シナリオとは
1. 研究プロジェクトの概要
本研究では、定量的な科学技術評価に基づいて明るく豊かなカーボンニュートラル社会の未来像への道筋を描く複数の定性的シナリオ・ナラティブ(ストーリーライン)と統合評価モデルなどに基づく定量的評価体系を開発します。本研究は全体統括グループに加えて技術シナリオ評価グループ、定量シナリオ解析グループ、社会シナリオ対話グループ、統合シナリオ構築グループの4チームからなり、コストエンジニアリング、ライフサイクル評価、統合評価、社会技術分析などの手法を積み上げ、ワークショップなどを経て、総合知に基づくシナリオ開発を目指します。これにより加速的な移行戦略を創出し、日本のカーボンニュートラル社会の実現に貢献します。
2.1 目指す社会像
低炭素社会実現のための社会シナリオ研究の目的、目標のひとつに2050年の目指す社会像の提示があります。一般に二酸化炭素(CO2)の排出の元となる石油や石炭の消費を最小限にし、森林や人工的なCO2の固定化や変換により大気中のCO2濃度を一定に保つカーボンニュートラル社会は、電源構成の変更や産業構造の大きな再編成を余儀なくされ、ややもすれば経済活動を停滞させる懸念や、光熱費が上がるなど個人生活活動も制限されるイメージもあります。
本プロジェクトでは、2050年の目指す社会像として、日本国が世界に先駆け科学技術の発展とともに新しい産業を創出し発展させ、国の繁栄経済成長につなげてゆく「明るく豊かな社会」かつ地球環境に調和する「カーボンニュートラル社会」を両立できる社会像を目指しています。
2.2 定量的評価体系
将来の社会の姿を評価、分析する手段として、一般均衡モデル解析や、数理線形最適化計算を用います。これは科学的根拠に基づき、財やデバイス、装置、システムのコストパフォーマンスを定量的に数値化し、その数値を例えば市場の需要と供給のバランスから市場導入量をシミュレーションするものです。より精緻に予測するには、科学的根拠に基づくコスト/パフォーマンス計算や製品寿命、仕様、製造条件などの精緻な数値が必要になります。

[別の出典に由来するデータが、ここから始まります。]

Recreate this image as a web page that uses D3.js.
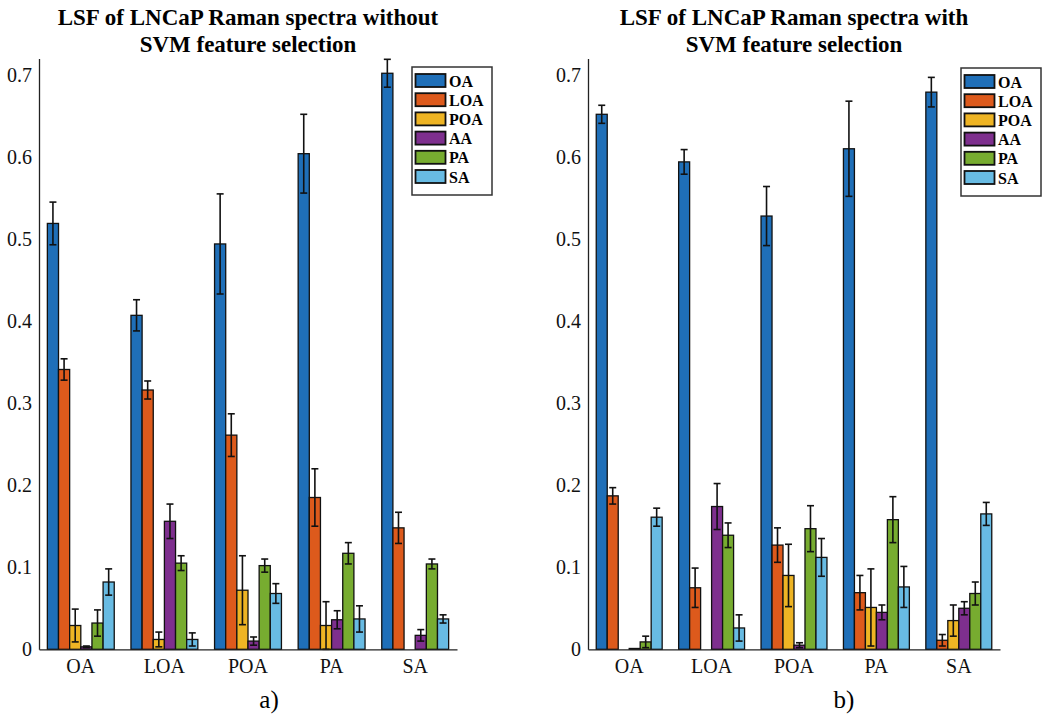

本プロジェクトでは、特にCO2低減技術の核となる技術の水素(電解製造、貯蔵、輸送、発電)、二酸化炭素回収・貯留(CCS : Carbon dioxide Capture and Storage)、回収・貯留・再利用(CCUS : Carbon dioxide capture, Utilization and Storage)、直接大気二酸化炭素捕集(DAC:Direct Air Capture)、蓄電池をコア技術とし、コア技術のコストエンジニアリング手法による定量的技術評価(TEA:Techno-Economic Analysis)、リサイクル、リユースを考慮した製品寿命評価(LCA:Life Cycle Assessment)を精緻に行うことを特徴としています。
2.3 総合知に基づくシナリオ開発と加速的な移行戦略提案のしくみ
総合知に基づくシナリオ開発と加速的な移行戦略提案のために、各パートの専門家グループを作りプロジェクトを形成しています。各グループは単独でテーマを深堀、研究開発を進めながら、グループ間で有機的に連携し、シナジー効果を生み出していきます。
コストエンジニアリングによる材料レベルからのコスト解析からモデル定量解析まで、さらにシナリオ構築を経てステークホルダーへのアウトリーチまで、迅速に政策提案や技術戦略を提言できるしくみを構築しています。また、それぞれのグループで最新のデータや情報を取り込むことで、最新のシナリオを共有、ロバスト性に富むしくみになっています。各グループで人材育成も含め、独自に目的、目標を設定して推進します。